Note each line of the listing that contains the string "chart", and copy it.

Entries supplied:
--------

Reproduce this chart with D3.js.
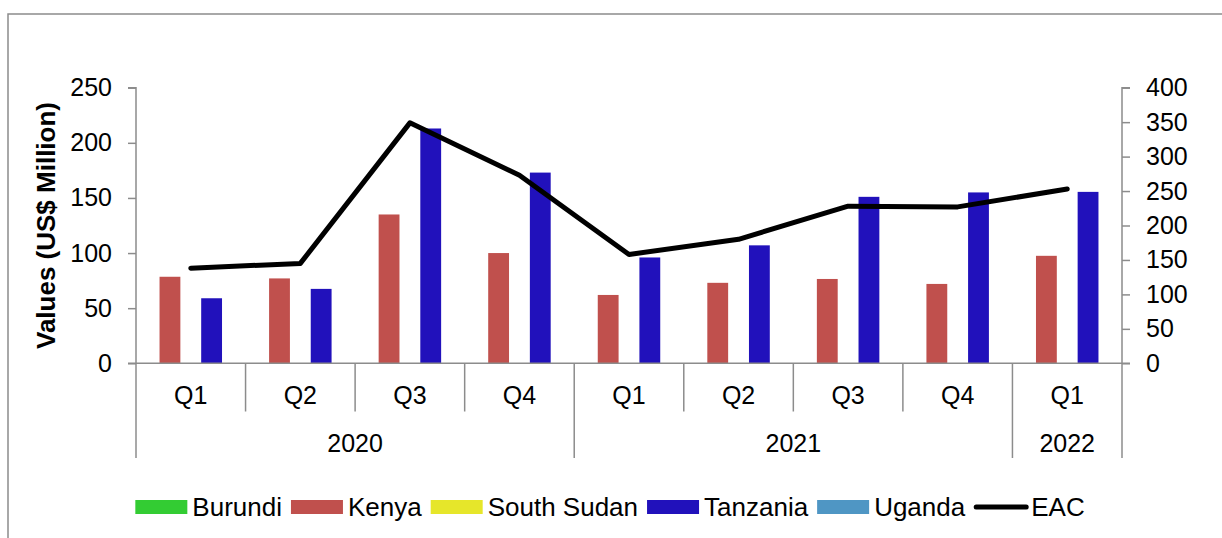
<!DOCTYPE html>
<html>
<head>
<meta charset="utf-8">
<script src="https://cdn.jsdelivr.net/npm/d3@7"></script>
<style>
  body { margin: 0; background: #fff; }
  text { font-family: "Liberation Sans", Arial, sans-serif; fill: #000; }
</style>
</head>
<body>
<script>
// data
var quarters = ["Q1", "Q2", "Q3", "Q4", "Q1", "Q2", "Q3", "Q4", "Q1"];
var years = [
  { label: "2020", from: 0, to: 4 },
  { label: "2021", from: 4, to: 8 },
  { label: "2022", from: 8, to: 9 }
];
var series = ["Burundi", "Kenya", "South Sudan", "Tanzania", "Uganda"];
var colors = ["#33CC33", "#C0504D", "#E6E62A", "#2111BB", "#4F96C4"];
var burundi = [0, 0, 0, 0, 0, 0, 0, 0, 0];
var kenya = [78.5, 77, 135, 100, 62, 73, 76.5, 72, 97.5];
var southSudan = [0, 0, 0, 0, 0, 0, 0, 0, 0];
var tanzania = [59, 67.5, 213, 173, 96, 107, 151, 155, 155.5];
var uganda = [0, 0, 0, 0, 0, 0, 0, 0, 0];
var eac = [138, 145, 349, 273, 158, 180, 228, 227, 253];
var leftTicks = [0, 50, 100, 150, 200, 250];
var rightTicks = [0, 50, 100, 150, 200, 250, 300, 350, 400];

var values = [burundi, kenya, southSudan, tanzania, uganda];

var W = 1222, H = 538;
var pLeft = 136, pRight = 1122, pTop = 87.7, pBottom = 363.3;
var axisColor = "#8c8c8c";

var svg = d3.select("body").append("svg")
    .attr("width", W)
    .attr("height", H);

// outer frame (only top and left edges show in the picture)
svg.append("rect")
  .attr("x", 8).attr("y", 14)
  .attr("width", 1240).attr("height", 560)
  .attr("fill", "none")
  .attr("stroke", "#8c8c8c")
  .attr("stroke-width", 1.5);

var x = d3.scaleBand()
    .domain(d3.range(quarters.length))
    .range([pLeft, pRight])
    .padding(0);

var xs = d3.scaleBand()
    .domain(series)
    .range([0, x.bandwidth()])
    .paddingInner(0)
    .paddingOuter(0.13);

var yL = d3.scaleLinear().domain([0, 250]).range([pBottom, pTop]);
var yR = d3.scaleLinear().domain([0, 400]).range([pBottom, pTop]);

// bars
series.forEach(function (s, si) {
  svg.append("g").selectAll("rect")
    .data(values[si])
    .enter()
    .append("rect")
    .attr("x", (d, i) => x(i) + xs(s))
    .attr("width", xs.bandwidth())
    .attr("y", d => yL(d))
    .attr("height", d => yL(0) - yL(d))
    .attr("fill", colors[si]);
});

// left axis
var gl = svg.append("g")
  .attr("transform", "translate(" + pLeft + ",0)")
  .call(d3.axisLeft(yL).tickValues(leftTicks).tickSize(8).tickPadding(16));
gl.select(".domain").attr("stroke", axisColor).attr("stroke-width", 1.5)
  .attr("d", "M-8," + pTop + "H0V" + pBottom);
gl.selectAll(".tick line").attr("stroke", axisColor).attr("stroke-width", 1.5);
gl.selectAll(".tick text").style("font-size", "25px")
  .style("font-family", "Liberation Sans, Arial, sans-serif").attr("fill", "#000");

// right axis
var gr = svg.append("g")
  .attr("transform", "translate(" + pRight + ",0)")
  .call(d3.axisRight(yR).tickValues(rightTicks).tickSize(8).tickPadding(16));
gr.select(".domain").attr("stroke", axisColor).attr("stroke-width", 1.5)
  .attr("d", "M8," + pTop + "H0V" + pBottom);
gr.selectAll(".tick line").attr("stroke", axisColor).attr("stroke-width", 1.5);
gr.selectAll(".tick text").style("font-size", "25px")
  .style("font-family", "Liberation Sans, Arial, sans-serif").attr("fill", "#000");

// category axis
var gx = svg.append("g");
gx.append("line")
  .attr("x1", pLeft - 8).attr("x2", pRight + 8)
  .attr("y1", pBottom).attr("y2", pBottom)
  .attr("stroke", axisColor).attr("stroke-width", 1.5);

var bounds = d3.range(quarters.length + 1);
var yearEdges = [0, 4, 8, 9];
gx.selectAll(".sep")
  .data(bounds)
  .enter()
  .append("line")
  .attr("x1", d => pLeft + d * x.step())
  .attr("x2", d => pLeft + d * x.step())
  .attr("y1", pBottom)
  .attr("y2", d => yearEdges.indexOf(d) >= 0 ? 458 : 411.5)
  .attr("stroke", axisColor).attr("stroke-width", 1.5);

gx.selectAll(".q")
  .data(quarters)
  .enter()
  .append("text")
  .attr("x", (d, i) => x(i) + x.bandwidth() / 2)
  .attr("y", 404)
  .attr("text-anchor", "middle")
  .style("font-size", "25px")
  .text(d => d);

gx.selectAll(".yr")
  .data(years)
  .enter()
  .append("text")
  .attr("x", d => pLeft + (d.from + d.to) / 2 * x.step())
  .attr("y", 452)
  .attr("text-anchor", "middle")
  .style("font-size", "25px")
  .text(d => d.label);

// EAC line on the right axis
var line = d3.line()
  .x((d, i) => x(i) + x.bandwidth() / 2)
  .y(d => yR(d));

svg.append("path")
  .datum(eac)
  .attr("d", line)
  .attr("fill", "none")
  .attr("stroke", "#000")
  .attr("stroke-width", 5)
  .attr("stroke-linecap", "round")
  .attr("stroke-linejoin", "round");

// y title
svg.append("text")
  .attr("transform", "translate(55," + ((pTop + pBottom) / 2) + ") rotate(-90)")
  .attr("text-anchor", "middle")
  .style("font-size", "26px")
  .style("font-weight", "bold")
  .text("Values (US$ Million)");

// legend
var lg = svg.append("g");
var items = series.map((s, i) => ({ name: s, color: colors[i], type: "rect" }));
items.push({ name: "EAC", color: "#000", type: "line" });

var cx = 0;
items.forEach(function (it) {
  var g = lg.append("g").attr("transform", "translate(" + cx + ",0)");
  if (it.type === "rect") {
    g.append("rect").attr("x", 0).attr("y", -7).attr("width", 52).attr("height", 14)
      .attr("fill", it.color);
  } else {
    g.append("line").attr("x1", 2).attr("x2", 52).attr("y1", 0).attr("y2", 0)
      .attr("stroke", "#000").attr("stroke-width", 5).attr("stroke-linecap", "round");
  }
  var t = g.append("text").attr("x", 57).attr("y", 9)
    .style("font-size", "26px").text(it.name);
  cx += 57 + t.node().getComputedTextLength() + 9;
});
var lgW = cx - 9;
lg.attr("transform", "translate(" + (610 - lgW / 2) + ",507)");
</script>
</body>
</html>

--------

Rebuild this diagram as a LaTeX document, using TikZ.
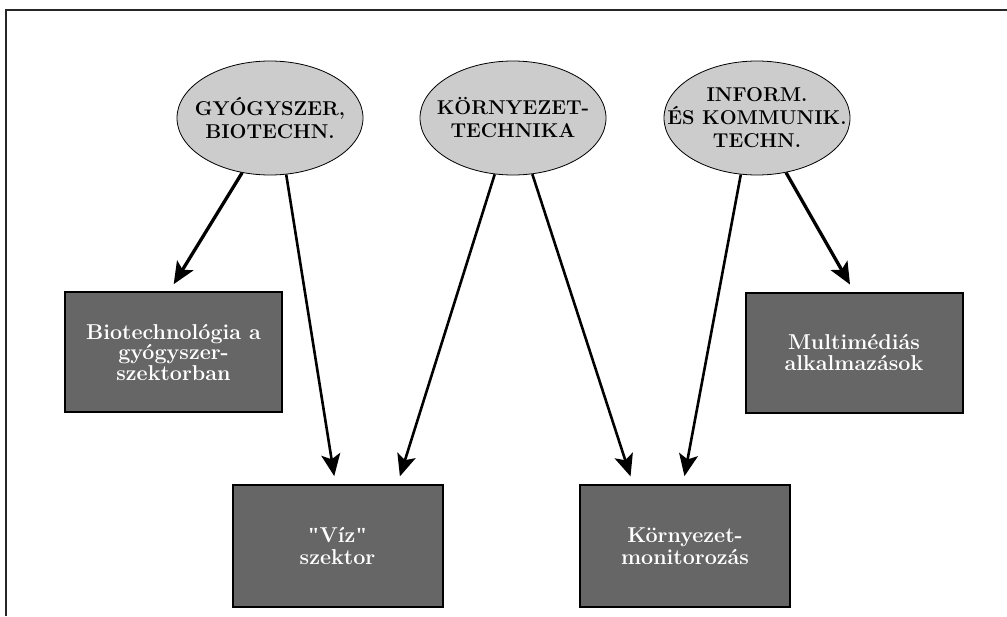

--------

Complete output:
Reproduce this chart with D3.js.

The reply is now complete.